The Steel Framing Industry Association has released a new detailed analysis of the impact in the construction industry of the recent reduction of structural values for Southern Yellow Pine—one of the most commonly used species of wood used for framing.

The white paper takes a close-up look at what the downgrading means in real terms for the wood industry, builders, and for cold-formed steel in particular.

“The SFIA's analysis examines a very significant 15 percent to 30 percent reduction in the structural values of Southern Pine,” said Larry Williams, executive director, Steel Framing Industry Association. “This downgrading of the structural properties of visually graded Southern Pine clearly provides a substantial boost for the competitiveness of cold-formed steel framing—particularly at time when the construction market appears poised for a rebound.”

The changes, voted into effect by the American Lumber Standard Committee Board of Review in January 2013, and implemented in June, help to highlight the limitations and variability of wood compared to the stability and uniformity of steel, Williams said.

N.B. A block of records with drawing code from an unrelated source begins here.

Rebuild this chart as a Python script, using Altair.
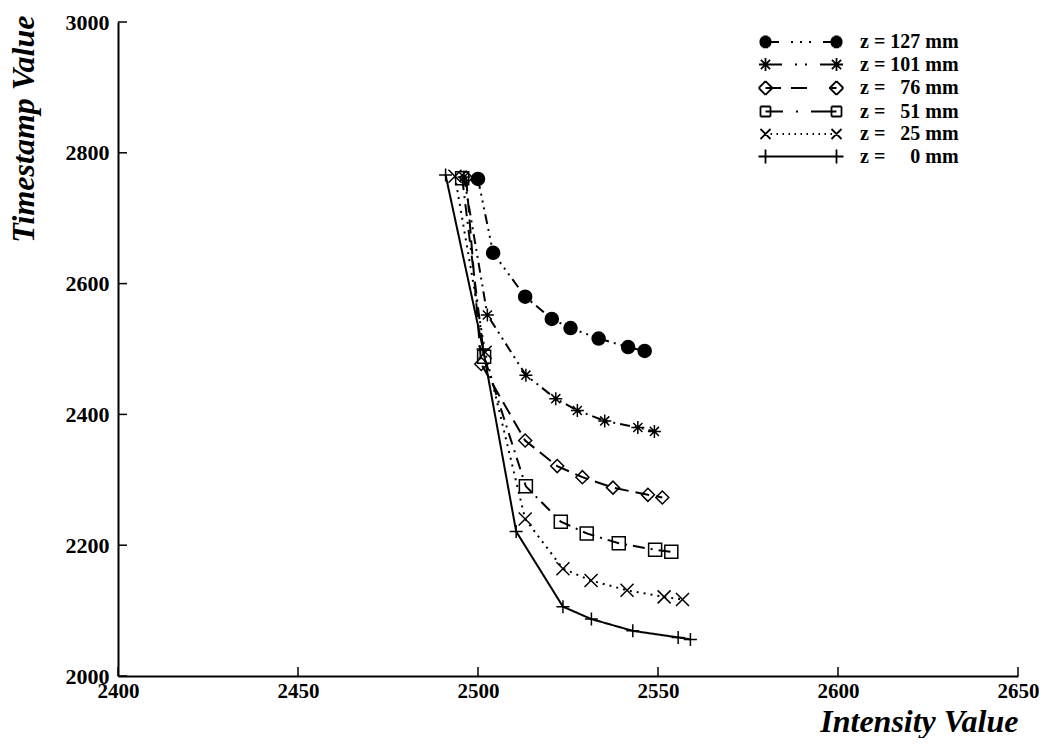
import math
import altair as alt
import pandas as pd

# ---------------- data ----------------
SERIES = ["z = 127 mm", "z = 101 mm", "z = \u200776 mm",
          "z = \u200751 mm", "z = \u200725 mm", "z = \u2007\u20070 mm"]

X_127 = [2500.0, 2504.2, 2513.1, 2520.5, 2525.7, 2533.5, 2541.7, 2546.3]
Y_127 = [2760, 2647, 2580, 2546, 2532, 2516, 2503, 2497]

X_101 = [2496.1, 2502.6, 2513.3, 2521.6, 2527.6, 2535.2, 2544.4, 2549.0]
Y_101 = [2763, 2552, 2460, 2424, 2406, 2390, 2380, 2374]

X_76 = [2496.7, 2500.9, 2513.1, 2522.0, 2529.0, 2537.5, 2547.2, 2551.2]
Y_76 = [2762, 2477, 2360, 2321, 2304, 2288, 2277, 2273]

X_51 = [2495.6, 2501.7, 2513.3, 2523.0, 2530.2, 2539.1, 2549.2, 2553.7]
Y_51 = [2761, 2488, 2290, 2236, 2218, 2203, 2193, 2190]

X_25 = [2493.6, 2502.0, 2513.1, 2523.6, 2531.4, 2541.4, 2551.7, 2556.8]
Y_25 = [2764, 2495, 2240, 2164, 2146, 2131, 2121, 2117]

X_0 = [2491.0, 2501.4, 2510.6, 2523.6, 2531.5, 2543.0, 2555.6, 2559.0]
Y_0 = [2766, 2500, 2221, 2106, 2087, 2069, 2059, 2056]

X_TICKS = [2400, 2450, 2500, 2550, 2600, 2650]
Y_TICKS = [2000, 2200, 2400, 2600, 2800, 3000]

XS = [X_127, X_101, X_76, X_51, X_25, X_0]
YS = [Y_127, Y_101, Y_76, Y_51, Y_25, Y_0]

rows = []
for name, xs, ys in zip(SERIES, XS, YS):
    for i, (xv, yv) in enumerate(zip(xs, ys)):
        rows.append({"series": name, "x": xv, "y": yv, "idx": i})
df = pd.DataFrame(rows)

# ---------------- styles ----------------
W, H = 900, 654
FONT = "Liberation Serif"

DASHES = [[10, 5, 2, 5, 2, 5, 2, 5], [10, 5, 2, 5, 2, 5], [14, 7],
          [12, 6, 2, 6], [2, 5], [1, 0]]
SHAPES = [
    "circle",
    "M-1,0L1,0M0,-1L0,1M-0.7,-0.7L0.7,0.7M-0.7,0.7L0.7,-0.7",
    "M-1,0L0,-1L1,0L0,1Z",
    "M-1,-1L1,-1L1,1L-1,1Z",
    "M-1,-1L1,1M-1,1L1,-1",
    "M-1,0L1,0M0,-1L0,1",
]
SIZES = [169, 169, 225, 110, 121, 196]
FILLS = ["black", "transparent", "transparent", "transparent", "transparent", "transparent"]


# legend symbols: line sample with a marker at each end (unit = 10 px)
E = 3.55


def line_seg(x1, y1, x2, y2):
    return f"M{x1:.2f},{y1:.2f}L{x2:.2f},{y2:.2f}"


def seg(a, b):
    return line_seg(a, 0, b, 0)


def m_circle(c):
    # solid disc drawn with stroked scanlines
    r = 0.6
    out = []
    yy = -r + 0.04
    while yy <= r - 0.04:
        hw = math.sqrt(max(r * r - yy * yy, 0))
        out.append(line_seg(c - hw, yy, c + hw, yy))
        yy += 0.1
    return "".join(out)


def m_star(c):
    r = 0.65
    d = 0.46
    return (line_seg(c - r, 0, c + r, 0) + line_seg(c, -r, c, r)
            + line_seg(c - d, -d, c + d, d) + line_seg(c - d, d, c + d, -d))


def m_diamond(c):
    r = 0.68
    p = [(c - r, 0), (c, -r), (c + r, 0), (c, r)]
    return "".join(line_seg(*p[k], *p[(k + 1) % 4]) for k in range(4))


def m_square(c):
    r = 0.5
    p = [(c - r, -r), (c + r, -r), (c + r, r), (c - r, r)]
    return "".join(line_seg(*p[k], *p[(k + 1) % 4]) for k in range(4))


def m_x(c):
    r = 0.5
    return line_seg(c - r, -r, c + r, r) + line_seg(c - r, r, c + r, -r)


def m_plus(c):
    r = 0.7
    return line_seg(c - r, 0, c + r, 0) + line_seg(c, -r, c, r)


dot_segments = []
t = -E + 0.5
while t < E - 0.4:
    dot_segments.append((t, t + 0.15))
    t += 0.6

LEG_SEGS = [
    [(-E, -2.2), (-1.0, -0.8), (-0.1, 0.1), (0.8, 1.0), (2.2, E)],
    [(-E, -1.9), (-0.6, -0.4), (0.4, 0.6), (1.9, E)],
    [(-E, -2.0), (-1.0, 0.6), (2.8, E)],
    [(-E, -1.8), (-0.5, -0.3), (1.0, E)],
    dot_segments,
    [(-E, E)],
]
LEG_MARK = [m_circle, m_star, m_diamond, m_square, m_x, m_plus]
LEG_SHAPES = []
for segs, mk in zip(LEG_SEGS, LEG_MARK):
    LEG_SHAPES.append("".join(seg(a, b) for a, b in segs) + mk(-E) + mk(E))

xscale = alt.Scale(domain=[2400, 2650], nice=False, zero=False)
yscale = alt.Scale(domain=[2000, 3000], nice=False, zero=False)

x_axis = alt.Axis(values=X_TICKS, format="d", tickSize=0, ticks=False, grid=False,
                  domainColor="black", domainWidth=2,
                  labelFont=FONT, labelFontSize=21, labelFontWeight="bold",
                  labelColor="black", labelPadding=4, labelFlush=False,
                  labelOverlap=False,
                  title="Intensity Value", titleFont=FONT, titleFontSize=32,
                  titleFontWeight="bold", titleFontStyle="italic", titleColor="black",
                  titleAlign="right", titleBaseline="alphabetic", titleX=W, titleY=55)
y_axis = alt.Axis(values=Y_TICKS, format="d", tickSize=0, ticks=False, grid=False,
                  domainColor="black", domainWidth=2,
                  labelFont=FONT, labelFontSize=22, labelFontWeight="bold",
                  labelColor="black", labelPadding=9, labelFlush=False,
                  labelOverlap=False,
                  title="Timestamp Value", titleFont=FONT, titleFontSize=32,
                  titleFontWeight="bold", titleFontStyle="italic", titleColor="black",
                  titleAngle=270, titleAlign="right", titleBaseline="alphabetic",
                  titleX=-85, titleY=-7)

base = alt.Chart(df)
XENC = alt.X("x:Q", scale=xscale, axis=x_axis)
YENC = alt.Y("y:Q", scale=yscale, axis=y_axis)

lines = base.mark_line(strokeWidth=2, color="black").encode(
    x=XENC, y=YENC,
    detail="series:N",
    strokeDash=alt.StrokeDash("series:N", scale=alt.Scale(domain=SERIES, range=DASHES), legend=None),
    order="idx:Q",
)

points = base.mark_point(filled=True, stroke="black", strokeWidth=1.5, opacity=1).encode(
    x=XENC, y=YENC,
    shape=alt.Shape("series:N", scale=alt.Scale(domain=SERIES, range=SHAPES), legend=None),
    fill=alt.Fill("series:N", scale=alt.Scale(domain=SERIES, range=FILLS), legend=None),
    size=alt.Size("series:N", scale=alt.Scale(domain=SERIES, range=SIZES), legend=None),
)

legend_layer = base.mark_point(filled=False, color="black", strokeWidth=1.6, opacity=0).encode(
    x=XENC, y=YENC,
    shape=alt.Shape("series:N", scale=alt.Scale(domain=SERIES, range=LEG_SHAPES),
                    legend=alt.Legend(title=None, orient="none", legendX=672, legendY=9,
                                      symbolSize=400, symbolOpacity=1,
                                      symbolStrokeColor="black",
                                      symbolStrokeWidth=1.8, labelOffset=48,
                                      labelFont=FONT, labelFontSize=20,
                                      labelFontWeight="bold", labelColor="black",
                                      rowPadding=1.5, padding=0, labelLimit=300)),
)

xticks = alt.Chart(pd.DataFrame({"x": X_TICKS})).mark_rule(color="black", strokeWidth=1.5).encode(
    x=XENC,
    y=alt.value(H), y2=alt.value(H - 9),
)
yticks = alt.Chart(pd.DataFrame({"y": Y_TICKS})).mark_rule(color="black", strokeWidth=1.5).encode(
    y=YENC,
    x=alt.value(0), x2=alt.value(9),
)

chart = alt.layer(lines, points, legend_layer, xticks, yticks).resolve_scale(
    shape="independent"
).resolve_legend(shape="independent").properties(
    width=W, height=H, autosize="none", background="white",
    padding={"left": 110, "top": 14, "right": 21, "bottom": 62},
).configure_view(strokeWidth=0, stroke="transparent")

chart.save("out.html", embed_options={"renderer": "svg", "actions": False})
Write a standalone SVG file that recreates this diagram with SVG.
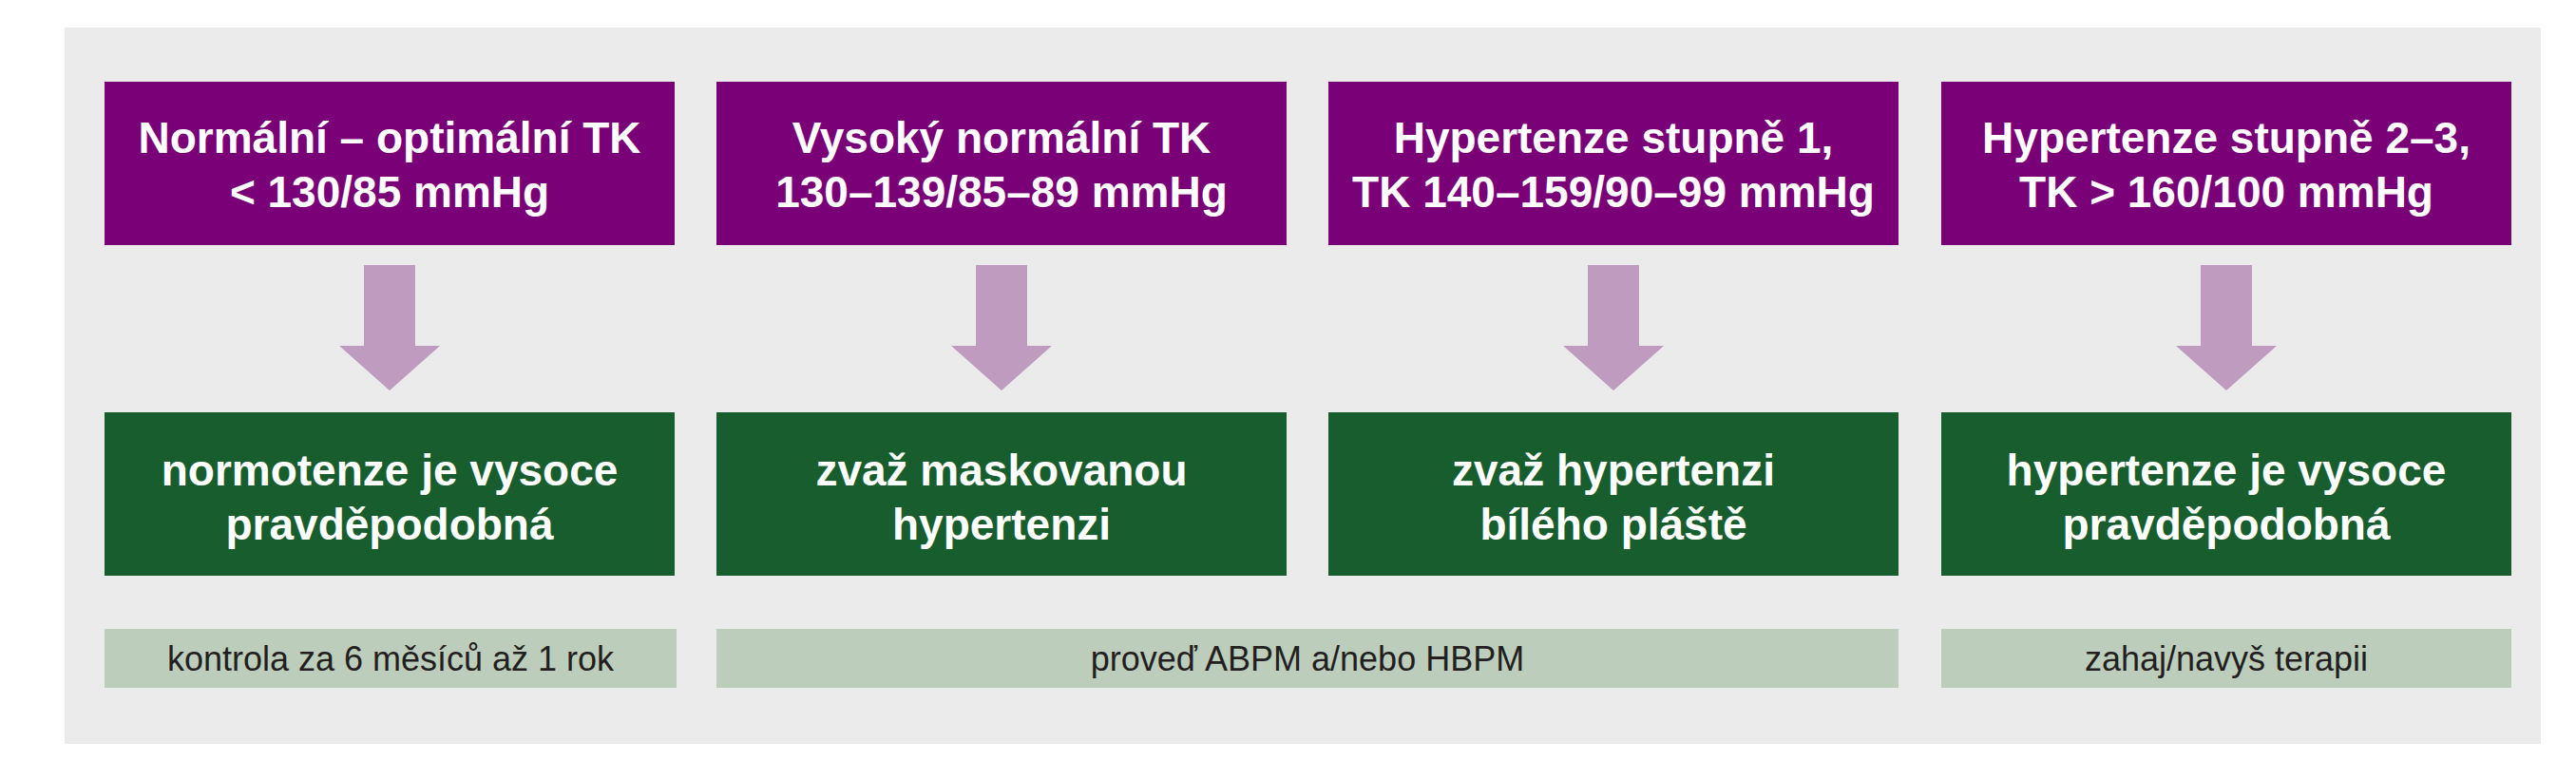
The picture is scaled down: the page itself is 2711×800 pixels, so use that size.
<svg xmlns="http://www.w3.org/2000/svg" width="2711" height="800" viewBox="0 0 2711 800">
<style>
.bg{fill:#ebebeb}
.top{fill:#7a0077}
.mid{fill:#175d2d}
.note{fill:#bdcdbb}
.arrow{fill:#bf9cbf}
.tt{font-family:"Liberation Sans",Arial,sans-serif;font-weight:bold;font-size:46px;fill:#ffffff;text-anchor:middle}
.nt{font-family:"Liberation Sans",Arial,sans-serif;font-size:36px;fill:#231f20;text-anchor:middle}
</style>
<rect width="2711" height="800" fill="#ffffff"/>
<rect class="bg" x="68" y="29" width="2606" height="754"/>
<g id="connectors">
<polygon class="arrow" points="383,279 437,279 437,364 463,364 410,411 357,364 383,364"/>
<polygon class="arrow" points="1027,279 1081,279 1081,364 1107,364 1054,411 1001,364 1027,364"/>
<polygon class="arrow" points="1671,279 1725,279 1725,364 1751,364 1698,411 1645,364 1671,364"/>
<polygon class="arrow" points="2316,279 2370,279 2370,364 2396,364 2343,411 2290,364 2316,364"/>
</g>
<g id="n1">
<rect class="top" x="110" y="86" width="600" height="172"/>
<text class="tt" x="410" y="161">Normální – optimální TK</text>
<text class="tt" x="410" y="218">&lt; 130/85 mmHg</text>
</g>
<g id="n2">
<rect class="top" x="754" y="86" width="600" height="172"/>
<text class="tt" x="1054" y="161">Vysoký normální TK</text>
<text class="tt" x="1054" y="218">130–139/85–89 mmHg</text>
</g>
<g id="n3">
<rect class="top" x="1398" y="86" width="600" height="172"/>
<text class="tt" x="1698" y="161">Hypertenze stupně 1,</text>
<text class="tt" x="1698" y="218">TK 140–159/90–99 mmHg</text>
</g>
<g id="n4">
<rect class="top" x="2043" y="86" width="600" height="172"/>
<text class="tt" x="2343" y="161">Hypertenze stupně 2–3,</text>
<text class="tt" x="2343" y="218">TK &gt; 160/100 mmHg</text>
</g>
<g id="r1">
<rect class="mid" x="110" y="434" width="600" height="172"/>
<text class="tt" x="410" y="511">normotenze je vysoce</text>
<text class="tt" x="410" y="568">pravděpodobná</text>
</g>
<g id="r2">
<rect class="mid" x="754" y="434" width="600" height="172"/>
<text class="tt" x="1054" y="511">zvaž maskovanou</text>
<text class="tt" x="1054" y="568">hypertenzi</text>
</g>
<g id="r3">
<rect class="mid" x="1398" y="434" width="600" height="172"/>
<text class="tt" x="1698" y="511">zvaž hypertenzi</text>
<text class="tt" x="1698" y="568">bílého pláště</text>
</g>
<g id="r4">
<rect class="mid" x="2043" y="434" width="600" height="172"/>
<text class="tt" x="2343" y="511">hypertenze je vysoce</text>
<text class="tt" x="2343" y="568">pravděpodobná</text>
</g>
<g id="a1">
<rect class="note" x="110" y="662" width="602" height="62"/>
<text class="nt" x="411" y="706">kontrola za 6 měsíců až 1 rok</text>
</g>
<g id="a2">
<rect class="note" x="754" y="662" width="1244" height="62"/>
<text class="nt" x="1376" y="706">proveď ABPM a/nebo HBPM</text>
</g>
<g id="a3">
<rect class="note" x="2043" y="662" width="600" height="62"/>
<text class="nt" x="2343" y="706">zahaj/navyš terapii</text>
</g>
</svg>
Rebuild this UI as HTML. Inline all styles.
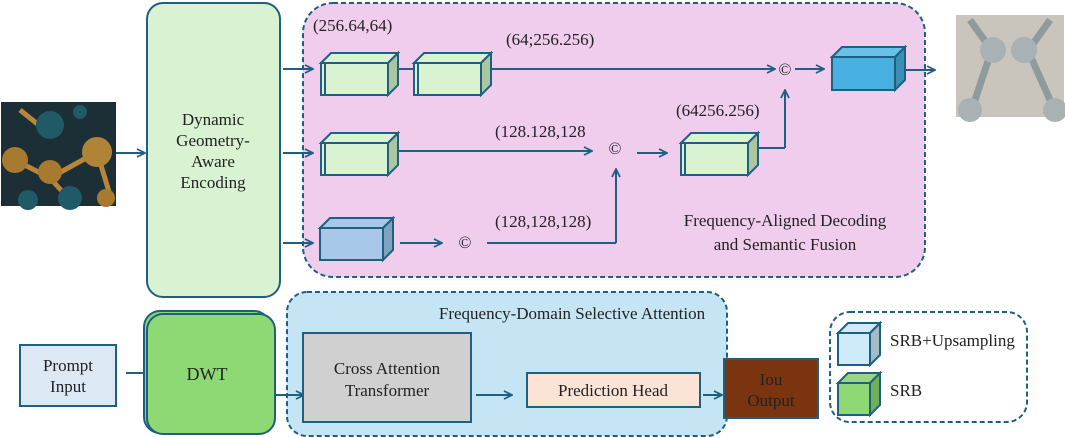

“We anticipate that state and model codes will be revised to reflect these changes,” Williams said.” As production builders begin to redesign plans based on the new design values or span tables, there will be higher costs associated with moving to deeper members or higher grades of Southern Pine, which accounts for 36 percent of framing timber nationally. According SFIA research, these changes will drive up costs for wood framing by 5 percent or more.”

The white paper, “Downgrade of Southern Pine Design Values Increases Cost of Building with Wood,” explores lumber grades, applications and impacts on building designs. The paper also contains an evaluation of a sample construction project designed with wood, compared with the same project designed with cold-formed steel alternatives.